LITTLE ROCK (KATV) - Cases of pertussis, commonly known as whooping cough, have doubled from this time last year in the state of Arkansas. So far this year, 342 people in the state have reported being infected with pertussis in comparison to just 141 last year.
The "whooping" sound that gives the illness its familiar name, is most common with infected infants - the sound of trying to catch one's breath while experiencing a severe coughing fit.
"They're the most serious candidates for a really deadly infection and hospitalization," commented Ed Barham, spokesperson for the Arkansas Health Department, regarding babies.
Illness severity in infants is mainly because those under two months of age aren't able to receive vaccines, and the parents or those caring for those infants may actually carry the infection and not even know it.
"An adult can have a persistent cough, the Chinese call it the '100 Days Cough,' and maybe not really be aware that it's pertussis," said Barham.
Symptoms of pertussis can start out much like the common cold. A runny nose, low-grade fever and a mild cough are characteristics of the infection, but after one to two weeks that cough can develop into a severe one.

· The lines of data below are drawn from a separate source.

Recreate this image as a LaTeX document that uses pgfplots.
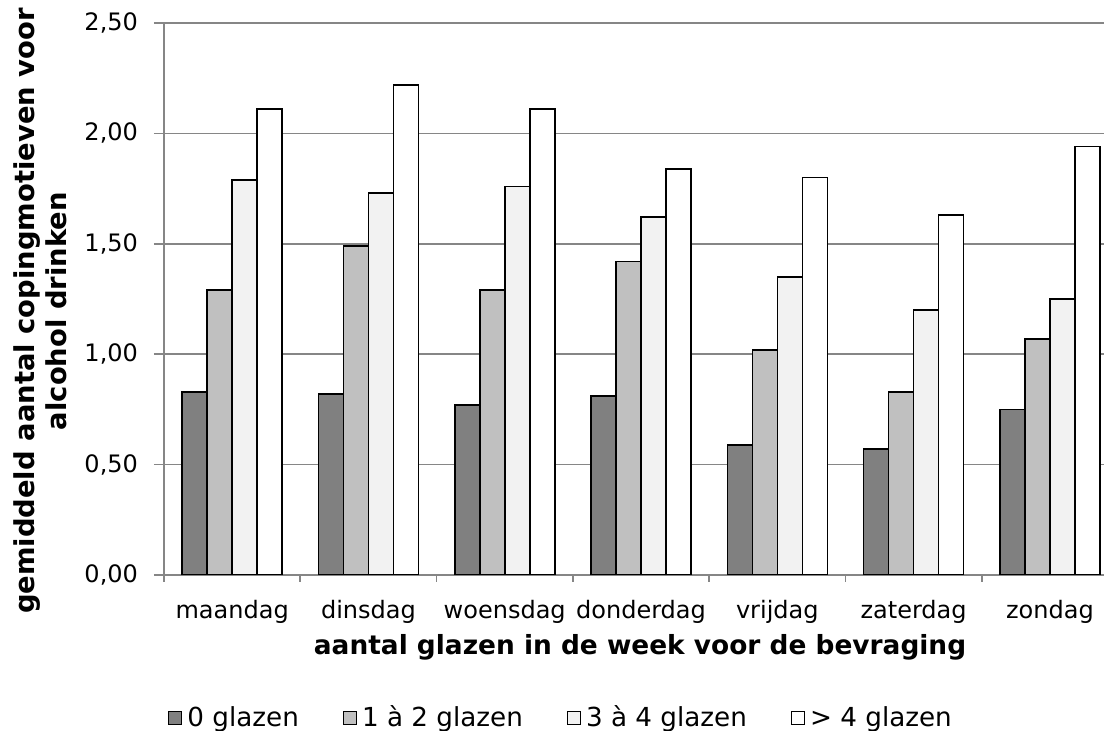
\documentclass[border=0pt]{standalone}
\usepackage{pgfplots}
\pgfplotsset{compat=1.18}
\usepackage{fontspec}
\setmainfont{DejaVu Sans}

\definecolor{barA}{HTML}{808080}
\definecolor{barB}{HTML}{C0C0C0}
\definecolor{barC}{HTML}{F2F2F2}
\definecolor{gridc}{HTML}{868686}

\begin{document}
\begin{tikzpicture}
\begin{axis}[
  at={(0,0)}, anchor=south west,
  scale only axis,
  width=470pt, height=276pt,
  ybar=0pt, bar width=12.5pt,
  xmin=-0.5, xmax=6.397,
  ymin=0, ymax=2.5,
  ytick={0,0.5,1,1.5,2,2.5},
  xtick={0,1,2,3,4,5,6},
  xticklabels={maandag,dinsdag,woensdag,donderdag,vrijdag,zaterdag,zondag},
  minor xtick={-0.5,0.5,1.5,2.5,3.5,4.5,5.5},
  axis x line*=bottom, axis y line*=left,
  axis line style={gridc, line width=0.8pt, -},
  tick align=outside,
  major tick length=5pt, minor tick length=3.5pt,
  major x tick style={draw=none},
  minor x tick style={gridc, line width=0.8pt},
  major y tick style={gridc, line width=0.8pt},
  ymajorgrids, grid style={gridc, line width=0.8pt},
  font=\fontsize{12}{14.4}\selectfont,
  /pgf/number format/.cd, use comma, fixed, fixed zerofill, precision=2, assume math mode=true,
  /pgfplots/.cd,
  yticklabel style={anchor=east, xshift=-4.5pt},
  xticklabel style={anchor=base, yshift=-17pt},
  xlabel={aantal glazen in de week voor de bevraging},
  xlabel style={at={(axis description cs:0.5064,-0.1304)}, anchor=center, font=\fontsize{13.2}{15.8}\selectfont\bfseries},
  ylabel={gemiddeld aantal copingmotieven voor\\alcohol drinken},
  ylabel style={at={(axis description cs:-0.1319,0.478)}, anchor=center, align=center, font=\fontsize{13.7}{16}\selectfont\bfseries},
  legend columns=-1,
  legend style={at={(axis description cs:0.424,-0.259)}, anchor=center, draw=none, fill=none,
    font=\fontsize{13.1}{15.7}\selectfont,
    /tikz/every even column/.append style={column sep=19.5pt},
    /tikz/every odd column/.append style={column sep=0pt}, inner sep=0pt,
    nodes={inner xsep=2.5pt}},
  legend image code/.code={\draw[#1, line width=0.6pt] (0pt,-3.3pt) rectangle (6.5pt,3.3pt);},
]
\addplot[draw=black, line width=0.8pt, fill=barA] coordinates {
  (0,0.83) (1,0.82) (2,0.77) (3,0.81) (4,0.59) (5,0.57) (6,0.75)};
\addlegendentry{0 glazen}
\addplot[draw=black, line width=0.8pt, fill=barB] coordinates {
  (0,1.29) (1,1.49) (2,1.29) (3,1.42) (4,1.02) (5,0.83) (6,1.07)};
\addlegendentry{1 à 2 glazen}
\addplot[draw=black, line width=0.8pt, fill=barC] coordinates {
  (0,1.79) (1,1.73) (2,1.76) (3,1.62) (4,1.35) (5,1.20) (6,1.25)};
\addlegendentry{3 à 4 glazen}
\addplot[draw=black, line width=0.8pt, fill=white] coordinates {
  (0,2.11) (1,2.22) (2,2.11) (3,1.84) (4,1.80) (5,1.63) (6,1.94)};
\addlegendentry{> 4 glazen}
\end{axis}
\pgfresetboundingbox
\path[use as bounding box] (-82pt,-78pt) rectangle (470pt,287.5pt);
\end{tikzpicture}
\end{document}
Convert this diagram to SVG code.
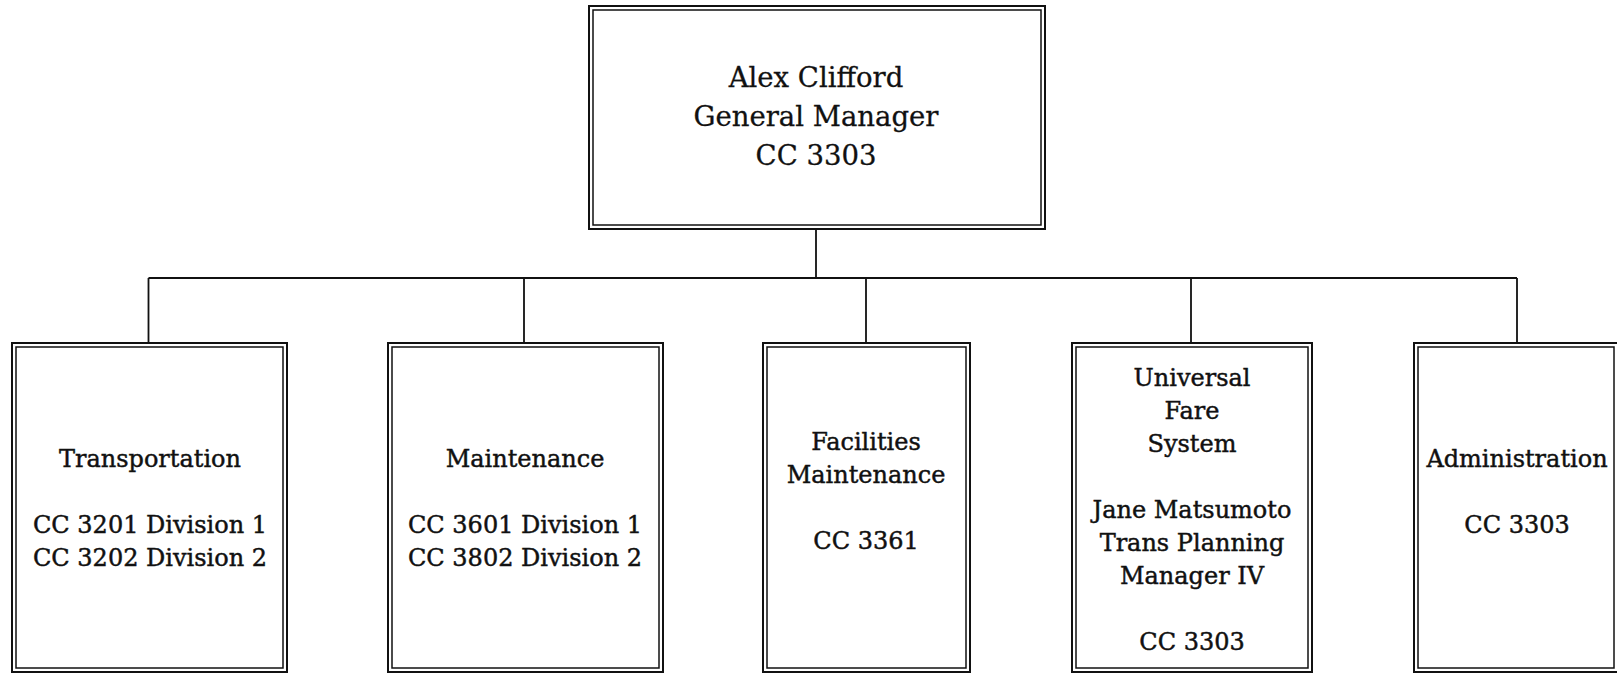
<svg xmlns="http://www.w3.org/2000/svg" width="1617" height="674" viewBox="0 0 1617 674">
<style>
.o{fill:#fff;stroke:#111;stroke-width:2}
.i{fill:none;stroke:#111;stroke-width:1.5}
.c{fill:none;stroke:#111;stroke-width:1.8}
text{font-family:"DejaVu Serif","Liberation Serif",serif;fill:#111;text-anchor:middle;stroke:#111}
.t{font-size:27.5px;stroke-width:0.3}
.b{font-size:24px;stroke-width:0.45}
</style>
<rect width="1617" height="674" fill="#fff"/>
<g id="connectors">
<path class="c" d="M816 229V278M148.5 278H1517M148.5 278V343M524 278V343M866 278V343M1191 278V343M1517 278V343"/>
</g>
<g id="gm">
<rect class="o" x="589" y="6" width="456" height="223"/>
<rect class="i" x="593" y="10" width="448" height="215"/>
<text class="t" x="816" y="87">Alex Clifford</text>
<text class="t" x="816" y="126">General Manager</text>
<text class="t" x="816" y="165">CC 3303</text>
</g>
<g id="transportation">
<rect class="o" x="12" y="343" width="275" height="329"/>
<rect class="i" x="16" y="347" width="267" height="321"/>
<text class="b" x="150" y="467">Transportation</text>
<text class="b" x="150" y="533">CC 3201 Division 1</text>
<text class="b" x="150" y="566">CC 3202 Division 2</text>
</g>
<g id="maintenance">
<rect class="o" x="388" y="343" width="275" height="329"/>
<rect class="i" x="392" y="347" width="267" height="321"/>
<text class="b" x="525" y="467">Maintenance</text>
<text class="b" x="525" y="533">CC 3601 Division 1</text>
<text class="b" x="525" y="566">CC 3802 Division 2</text>
</g>
<g id="facilities">
<rect class="o" x="763" y="343" width="207" height="329"/>
<rect class="i" x="767" y="347" width="199" height="321"/>
<text class="b" x="866" y="450">Facilities</text>
<text class="b" x="866" y="483">Maintenance</text>
<text class="b" x="866" y="549">CC 3361</text>
</g>
<g id="ufs">
<rect class="o" x="1072" y="343" width="240" height="329"/>
<rect class="i" x="1076" y="347" width="232" height="321"/>
<text class="b" x="1192" y="386">Universal</text>
<text class="b" x="1192" y="419">Fare</text>
<text class="b" x="1192" y="452">System</text>
<text class="b" x="1192" y="518">Jane Matsumoto</text>
<text class="b" x="1192" y="551">Trans Planning</text>
<text class="b" x="1192" y="584">Manager IV</text>
<text class="b" x="1192" y="650">CC 3303</text>
</g>
<g id="administration">
<rect class="o" x="1414" y="343" width="204" height="329"/>
<rect class="i" x="1418" y="347" width="196" height="321"/>
<text class="b" x="1517" y="467">Administration</text>
<text class="b" x="1517" y="533">CC 3303</text>
</g>
</svg>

Eighty percent of the national cases of pertussis occur in those from birth to 19 years of age, but Barham said it's those over the age of 19 that are the real issue.
"By far, the issue is that there is an adult vaccine that most people don't know about and it's something that is easy to get," said Barham.
The vaccine Barham referred to is called the tDap. It protects against tetanus, diphtheria and pertussis. The shot is required for Arkansas students entering the 7th grade, but that requirement came into play just a few years ago. A dTap vaccine is also available for children at two months of age and is suggested by physicians.